The Petitioners counsel then informed the tribunal that the assertion by the respondents that exhibits P6 – P26 was dumped on the tribunal was not correct in fact and in law, stating that Petitioners witnesses PW3 and PW15 had specifically referred to all Polling units the petition had complained about and the witnesses statements represented the Evidence-in-chief of the petitioners.
Femi Adesina then argued that the statutory forms not only contained specific information on points, which the witnesses wished to be made but also constitute evidence in themselves and once they are duly admitted, represent the the first evidence of polling units by polling units.

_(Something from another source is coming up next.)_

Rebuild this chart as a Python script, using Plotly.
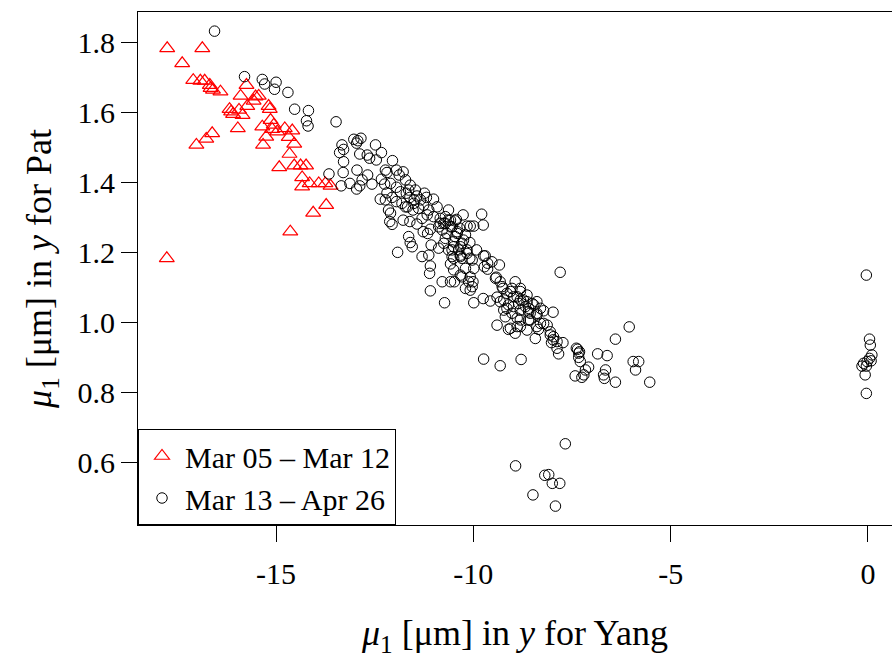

In conclusion, Femi Adesina, SAN passionately appealed to the tribunal that as Ministers in the temple of justice, they should not sacrifice justice of expediency on sentiment, adding that on the grounds of public policy, the voter must be governed by those he voted for and as a result, urged the tribunal to read his written address with great attention, nullify the election of Dr. Okowa and order a fresh election to give the people an opportunity to freely vote for those who will govern them.
Having once again listened with great patience to all the final addresses by the respondents and petitioners and intervened with great diplomacy and brinkmanship, but this time in fewer instances, when and where necessary, the three-man Delta election petition panel, headed by Justice Nasiru Gunmi, assured all parties that it would devote ample time to the final written addresses already adopted.
Justice Gunmi also expressed the sincere apology of the tribunal to the junior counsels in the legal teams of all the parties, with special reference to Kehinde Ogunwumiju Esquire (PDP) and Onyinye Anumonye Esquire (INEC), especially in instances where they may have appeared to have been a little bit stricter in addressing the juniors in arguments with senior counsel.
The tribunal chairman then thanked the press and the audience for exhibiting good conduct all through the proceedings, and while promising that they would communicate the date for the final ruling to all parties, which should be before October 28, adjourned the sitting until the date of the final ruling.